Without a partner to help, singles must "get the laundry done, get to the gym, buy groceries and get to the job," plus plan social activities or volunteer work and sometimes care for aging relatives, too.

"No one is focusing attention on those women or men, who are achieving such great levels in their careers, all alone," Ms. Langburt says.

It strikes us that Ms. Langburt is achieving "great levels" in subtle condescension all alone, but: Moving right along! The Journal offers up a few illustrative tales of single people who have found it difficult to juggle both work and being all alone. There are the success stories, like a 36-year-old lawyer who, having quit her big-firm job, is now able to take occasional bike rides, or the 31-year-old guy who formerly ate ramen noodles because his ad-sales job left him with no time to cook. (This sad ramen-noodle factoid is highlighted more in the story than his ruined marriage, which he also pegs to the demanding job.) Now that he works for an "exotic-game website" (?), he is able cook unexotic game in his home, like braised ribs.

However, the worst horror story of all comes from a 29-year-old website editor in Brooklyn. "She recently dined on beans and rice for a week because she couldn't make it to her neighborhood grocery store before it closed at 8 p.m."

Okay. Here's the thing. We have a whole lot of empathy for people who work really hard at their job and sometimes let other things slide and are sick of that. But this particular anecdote does not elicit sympathy. There are plenty of reasons why someone might eat rice and beans for a week straight, including, but not limited to, constrained resources and dietary restrictions, but being unable to procure anything else — in New York City, in 2o12 —  is not a good reason. THERE ARE 800 MILLION FOOD OPTIONS OPEN IN NEW YORK PAST 8 P.M. 

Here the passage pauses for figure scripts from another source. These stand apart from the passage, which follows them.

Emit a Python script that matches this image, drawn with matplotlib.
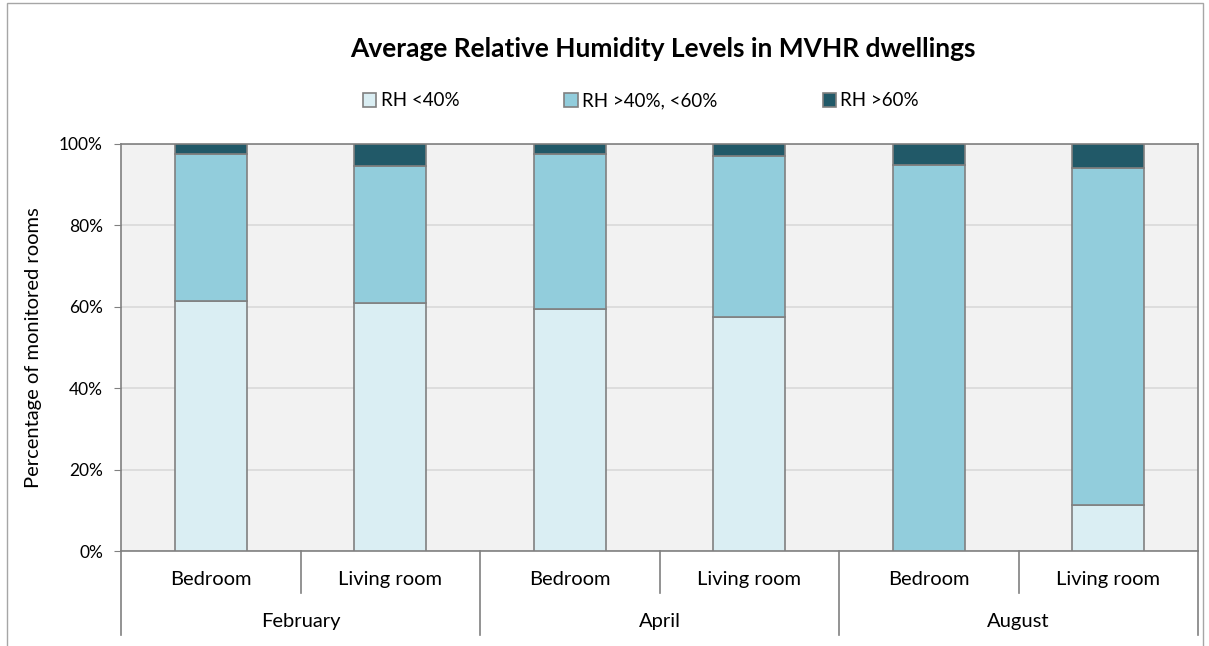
import matplotlib.pyplot as plt
from matplotlib.patches import Patch, Rectangle
import numpy as np

plt.rcParams['font.family'] = ['Lato', 'DejaVu Sans']

rooms = ["Bedroom", "Living room", "Bedroom", "Living room", "Bedroom", "Living room"]
months = ["February", "April", "August"]
series = ["RH <40%", "RH >40%, <60%", "RH >60%"]
rh_low = [61.4, 60.9, 59.4, 57.5, 0.0, 11.3]
rh_mid = [36.1, 33.6, 38.1, 39.5, 94.8, 82.8]
rh_high = [2.5, 5.5, 2.5, 3.0, 5.2, 5.9]
colores = ["#DAEEF3", "#92CDDC", "#215968"]
gris = "#808080"

fig = plt.figure(figsize=(12.09, 6.46), dpi=100)
ax = fig.add_axes([121/1209, 1 - 551/646, 1077/1209, 407/646])
ax.set_facecolor("#F2F2F2")

x = np.arange(len(rooms))
abajo = np.zeros(len(rooms))
for vals, col, nom in zip([rh_low, rh_mid, rh_high], colores, series):
    ax.bar(x, vals, width=0.4, bottom=abajo, color=col, edgecolor=gris,
           linewidth=1.2, label=nom, zorder=3)
    abajo += np.array(vals)

ax.set_xlim(-0.5, len(rooms) - 0.5)
ax.set_ylim(0, 100)
ax.set_yticks(range(0, 101, 20))
ax.set_yticklabels([f"{v}%" for v in range(0, 101, 20)], fontsize=12.5)
ax.yaxis.grid(True, color="#D9D9D9", linewidth=1.2, zorder=0)
ax.tick_params(axis="y", direction="out", length=5, color=gris, pad=8)
ax.set_ylabel("Percentage of monitored rooms", fontsize=14.5, labelpad=12)
for s in ax.spines.values():
    s.set_color(gris)
    s.set_linewidth(1.2)

# eje x de dos niveles (habitacion / mes)
ax.set_xticks([])
for i, r in enumerate(rooms):
    ax.text(i, -0.069, r, transform=ax.get_xaxis_transform(), ha="center",
            va="center", fontsize=14.5)
for k, m in enumerate(months):
    ax.text(2 * k + 0.5, -0.172, m, transform=ax.get_xaxis_transform(),
            ha="center", va="center", fontsize=14.5)
for b in np.arange(-0.5, len(rooms), 1.0):
    fondo = -0.206 if int(b + 0.5) % 2 == 0 else -0.103
    ax.plot([b, b], [0, fondo], transform=ax.get_xaxis_transform(),
            color=gris, linewidth=1.2, clip_on=False)

fig.text(663/1209, 1 - 49/646, "Average Relative Humidity Levels in MVHR dwellings",
         ha="center", va="center", fontsize=19, fontweight="bold")

manijas = [Patch(facecolor=c, edgecolor=gris, linewidth=1.2) for c in colores]
fig.legend(manijas, series, loc="center", bbox_to_anchor=(641/1209, 1 - 101/646),
           ncol=3, frameon=False, fontsize=13.5, handlelength=0.7,
           handleheight=0.7, handletextpad=0.25, columnspacing=5.6)

fig.patches.append(Rectangle((7/1209, -0.01), 1196/1209, 1.005,
                             transform=fig.transFigure, fill=False,
                             edgecolor="#A6A6A6", linewidth=1.0))

fig.savefig("out.png", dpi=100)
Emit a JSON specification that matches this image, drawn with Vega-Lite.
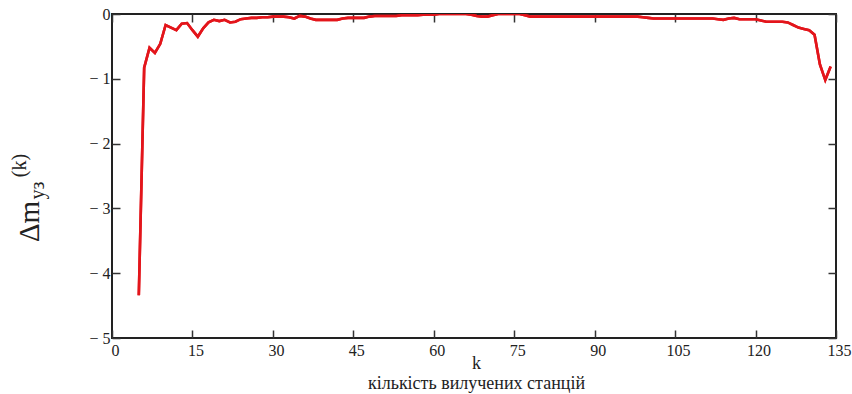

You can go to a grocery near your office before getting on the train and buy nonperishable items. You can get something at your bodega, which surely is open until midnight; maybe not fresh produce, but there is surely something healthy and easily prepared there that will offer a change of pace. (May we suggest scrambled eggs and sriracha?)  You can order delivery. You don't even have to press the buttons on your phone and talk to an actual person, just click like three things on your computer that you're cradling on your lap while blankly watching television. Even if it makes you feel like a stereotype of a harried single working person, so what? You are a harried single working person, as you have just complained in print to a national newspaper. There are whole industries in this city built around catering to people like you! Arguably, the WHOLE CITY is catering to people like you!